#### Task objective
Retype the data exactly, from its first line to the line containing "0.3, 0.4, 0.5];", including both, and skip any picture.
▼
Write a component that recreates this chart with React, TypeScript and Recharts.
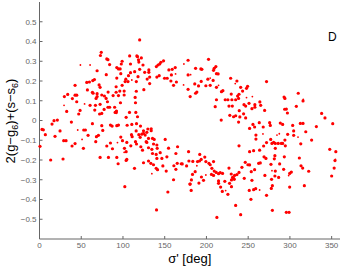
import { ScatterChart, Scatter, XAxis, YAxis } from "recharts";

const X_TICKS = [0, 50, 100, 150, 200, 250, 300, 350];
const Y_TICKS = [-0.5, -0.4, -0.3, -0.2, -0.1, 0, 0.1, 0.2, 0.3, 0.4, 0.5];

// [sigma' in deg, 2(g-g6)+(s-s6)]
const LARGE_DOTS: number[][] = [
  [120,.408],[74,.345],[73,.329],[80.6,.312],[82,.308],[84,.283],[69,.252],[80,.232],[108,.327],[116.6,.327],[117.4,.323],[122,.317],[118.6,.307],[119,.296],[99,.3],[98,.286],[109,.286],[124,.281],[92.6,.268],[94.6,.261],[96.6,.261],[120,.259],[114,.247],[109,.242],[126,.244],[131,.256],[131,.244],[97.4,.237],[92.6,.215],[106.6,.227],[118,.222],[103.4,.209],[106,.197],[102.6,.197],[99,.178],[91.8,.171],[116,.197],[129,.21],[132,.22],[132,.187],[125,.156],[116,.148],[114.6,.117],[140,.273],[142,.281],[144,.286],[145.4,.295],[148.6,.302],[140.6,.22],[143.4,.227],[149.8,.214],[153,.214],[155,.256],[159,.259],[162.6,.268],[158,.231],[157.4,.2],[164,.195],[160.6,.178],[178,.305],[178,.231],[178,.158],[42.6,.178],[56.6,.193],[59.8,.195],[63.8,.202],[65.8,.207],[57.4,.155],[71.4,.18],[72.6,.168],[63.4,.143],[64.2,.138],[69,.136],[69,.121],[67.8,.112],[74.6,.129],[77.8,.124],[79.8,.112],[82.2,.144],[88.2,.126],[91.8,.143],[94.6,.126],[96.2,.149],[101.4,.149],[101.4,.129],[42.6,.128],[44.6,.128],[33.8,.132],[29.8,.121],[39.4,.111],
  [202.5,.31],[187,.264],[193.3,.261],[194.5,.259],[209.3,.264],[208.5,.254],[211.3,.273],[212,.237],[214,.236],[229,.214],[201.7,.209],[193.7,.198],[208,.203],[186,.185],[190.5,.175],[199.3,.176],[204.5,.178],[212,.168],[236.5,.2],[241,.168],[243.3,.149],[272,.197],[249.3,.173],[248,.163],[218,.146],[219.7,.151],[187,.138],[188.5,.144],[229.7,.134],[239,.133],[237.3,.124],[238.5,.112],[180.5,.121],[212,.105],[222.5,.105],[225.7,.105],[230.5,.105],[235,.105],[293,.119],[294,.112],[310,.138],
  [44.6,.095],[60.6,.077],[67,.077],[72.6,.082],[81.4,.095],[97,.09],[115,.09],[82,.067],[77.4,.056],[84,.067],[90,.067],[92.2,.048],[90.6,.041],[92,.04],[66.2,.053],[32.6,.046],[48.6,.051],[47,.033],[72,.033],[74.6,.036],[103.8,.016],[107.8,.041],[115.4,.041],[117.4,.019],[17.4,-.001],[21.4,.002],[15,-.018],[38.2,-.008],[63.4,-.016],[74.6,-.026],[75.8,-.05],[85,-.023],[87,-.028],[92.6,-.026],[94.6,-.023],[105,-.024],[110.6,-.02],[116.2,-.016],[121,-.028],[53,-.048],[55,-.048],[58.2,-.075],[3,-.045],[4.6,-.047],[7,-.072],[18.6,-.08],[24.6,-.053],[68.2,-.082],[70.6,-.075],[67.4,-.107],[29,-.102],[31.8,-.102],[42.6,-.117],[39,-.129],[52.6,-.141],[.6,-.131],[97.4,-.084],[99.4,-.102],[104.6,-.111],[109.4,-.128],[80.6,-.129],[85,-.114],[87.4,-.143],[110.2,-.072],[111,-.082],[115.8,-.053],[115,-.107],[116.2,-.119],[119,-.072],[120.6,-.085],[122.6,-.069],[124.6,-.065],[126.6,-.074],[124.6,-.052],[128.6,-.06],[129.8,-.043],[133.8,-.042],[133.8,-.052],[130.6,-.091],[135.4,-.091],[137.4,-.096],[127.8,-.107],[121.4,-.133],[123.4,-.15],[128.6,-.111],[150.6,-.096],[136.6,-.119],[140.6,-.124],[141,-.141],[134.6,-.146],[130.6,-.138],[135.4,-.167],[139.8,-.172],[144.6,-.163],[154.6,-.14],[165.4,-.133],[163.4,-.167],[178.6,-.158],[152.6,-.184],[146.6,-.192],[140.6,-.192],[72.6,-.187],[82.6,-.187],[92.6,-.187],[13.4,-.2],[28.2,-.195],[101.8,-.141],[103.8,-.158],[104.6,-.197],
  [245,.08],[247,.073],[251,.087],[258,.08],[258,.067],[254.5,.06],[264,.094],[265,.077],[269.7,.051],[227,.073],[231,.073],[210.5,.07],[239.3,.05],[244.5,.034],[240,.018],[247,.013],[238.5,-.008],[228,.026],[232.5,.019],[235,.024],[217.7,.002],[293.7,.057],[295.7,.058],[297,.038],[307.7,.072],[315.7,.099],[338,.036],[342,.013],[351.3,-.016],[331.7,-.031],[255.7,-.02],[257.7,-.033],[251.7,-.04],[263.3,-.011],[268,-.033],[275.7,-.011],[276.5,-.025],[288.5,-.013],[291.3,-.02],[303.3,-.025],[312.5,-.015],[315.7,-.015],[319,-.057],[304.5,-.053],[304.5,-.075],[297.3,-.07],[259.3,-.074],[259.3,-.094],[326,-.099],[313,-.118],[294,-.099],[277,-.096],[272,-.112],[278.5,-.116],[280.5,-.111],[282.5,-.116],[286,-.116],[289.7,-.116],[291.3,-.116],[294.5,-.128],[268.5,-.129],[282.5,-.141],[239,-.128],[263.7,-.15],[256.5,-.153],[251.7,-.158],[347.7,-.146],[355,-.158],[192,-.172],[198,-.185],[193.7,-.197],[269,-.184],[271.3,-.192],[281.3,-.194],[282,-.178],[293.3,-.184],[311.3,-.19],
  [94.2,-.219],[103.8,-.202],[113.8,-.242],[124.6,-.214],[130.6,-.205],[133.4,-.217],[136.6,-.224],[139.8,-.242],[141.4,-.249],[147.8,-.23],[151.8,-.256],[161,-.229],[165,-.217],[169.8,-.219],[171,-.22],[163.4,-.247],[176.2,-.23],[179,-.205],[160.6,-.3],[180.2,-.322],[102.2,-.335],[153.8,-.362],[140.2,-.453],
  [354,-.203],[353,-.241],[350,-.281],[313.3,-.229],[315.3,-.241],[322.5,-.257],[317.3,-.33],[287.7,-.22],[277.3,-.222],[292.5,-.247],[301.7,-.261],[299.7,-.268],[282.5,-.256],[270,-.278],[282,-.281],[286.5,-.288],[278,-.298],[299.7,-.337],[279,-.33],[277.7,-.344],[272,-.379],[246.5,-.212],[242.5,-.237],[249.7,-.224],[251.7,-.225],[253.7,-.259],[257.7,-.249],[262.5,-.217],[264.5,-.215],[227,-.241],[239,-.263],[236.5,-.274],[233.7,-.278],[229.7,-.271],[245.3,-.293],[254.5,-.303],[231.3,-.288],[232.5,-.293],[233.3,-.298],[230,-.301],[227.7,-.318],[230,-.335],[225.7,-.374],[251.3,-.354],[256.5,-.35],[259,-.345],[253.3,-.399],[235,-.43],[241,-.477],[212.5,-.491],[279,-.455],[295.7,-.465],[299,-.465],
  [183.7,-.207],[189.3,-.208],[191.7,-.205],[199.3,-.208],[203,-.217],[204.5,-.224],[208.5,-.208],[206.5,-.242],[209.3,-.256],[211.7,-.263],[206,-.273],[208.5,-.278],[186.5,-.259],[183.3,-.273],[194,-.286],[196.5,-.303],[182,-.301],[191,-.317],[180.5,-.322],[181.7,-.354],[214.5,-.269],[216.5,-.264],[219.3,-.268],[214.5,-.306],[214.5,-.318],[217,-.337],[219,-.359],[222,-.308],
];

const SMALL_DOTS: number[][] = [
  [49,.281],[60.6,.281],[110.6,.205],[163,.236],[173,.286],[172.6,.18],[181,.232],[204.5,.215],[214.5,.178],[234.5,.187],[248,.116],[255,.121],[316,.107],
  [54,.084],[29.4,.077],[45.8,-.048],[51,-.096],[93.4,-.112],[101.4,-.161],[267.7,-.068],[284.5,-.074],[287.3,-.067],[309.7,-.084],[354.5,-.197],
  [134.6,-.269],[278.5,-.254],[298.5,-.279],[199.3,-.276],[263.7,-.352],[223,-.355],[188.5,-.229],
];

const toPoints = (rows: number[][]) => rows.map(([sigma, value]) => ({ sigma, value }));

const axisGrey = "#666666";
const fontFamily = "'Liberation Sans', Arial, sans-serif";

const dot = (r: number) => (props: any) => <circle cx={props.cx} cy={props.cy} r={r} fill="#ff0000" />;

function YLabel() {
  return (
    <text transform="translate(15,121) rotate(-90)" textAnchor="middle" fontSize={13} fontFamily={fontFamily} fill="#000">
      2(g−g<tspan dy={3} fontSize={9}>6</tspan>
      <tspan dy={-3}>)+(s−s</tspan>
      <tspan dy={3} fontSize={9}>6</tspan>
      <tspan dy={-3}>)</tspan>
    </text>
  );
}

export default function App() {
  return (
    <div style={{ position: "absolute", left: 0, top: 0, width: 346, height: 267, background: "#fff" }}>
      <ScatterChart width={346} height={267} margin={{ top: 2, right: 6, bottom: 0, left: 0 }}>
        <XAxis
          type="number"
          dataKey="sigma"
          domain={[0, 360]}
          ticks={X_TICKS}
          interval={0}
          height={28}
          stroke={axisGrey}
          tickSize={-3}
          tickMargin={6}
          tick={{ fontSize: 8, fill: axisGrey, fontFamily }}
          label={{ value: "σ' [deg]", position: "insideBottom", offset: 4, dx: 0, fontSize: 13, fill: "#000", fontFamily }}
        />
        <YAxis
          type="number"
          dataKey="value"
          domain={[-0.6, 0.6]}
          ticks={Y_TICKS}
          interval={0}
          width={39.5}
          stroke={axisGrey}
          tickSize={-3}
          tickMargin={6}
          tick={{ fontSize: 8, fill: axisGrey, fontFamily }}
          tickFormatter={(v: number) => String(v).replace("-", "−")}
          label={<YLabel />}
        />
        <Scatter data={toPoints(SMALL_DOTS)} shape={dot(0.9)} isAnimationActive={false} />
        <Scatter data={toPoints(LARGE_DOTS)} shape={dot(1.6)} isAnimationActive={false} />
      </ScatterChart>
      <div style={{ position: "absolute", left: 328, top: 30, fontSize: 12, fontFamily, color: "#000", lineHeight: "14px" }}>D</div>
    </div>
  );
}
▲
#### Task output
Write a component that recreates this chart with React, TypeScript and Recharts.
import { ScatterChart, Scatter, XAxis, YAxis } from "recharts";

const X_TICKS = [0, 50, 100, 150, 200, 250, 300, 350];
const Y_TICKS = [-0.5, -0.4, -0.3, -0.2, -0.1, 0, 0.1, 0.2, 0.3, 0.4, 0.5];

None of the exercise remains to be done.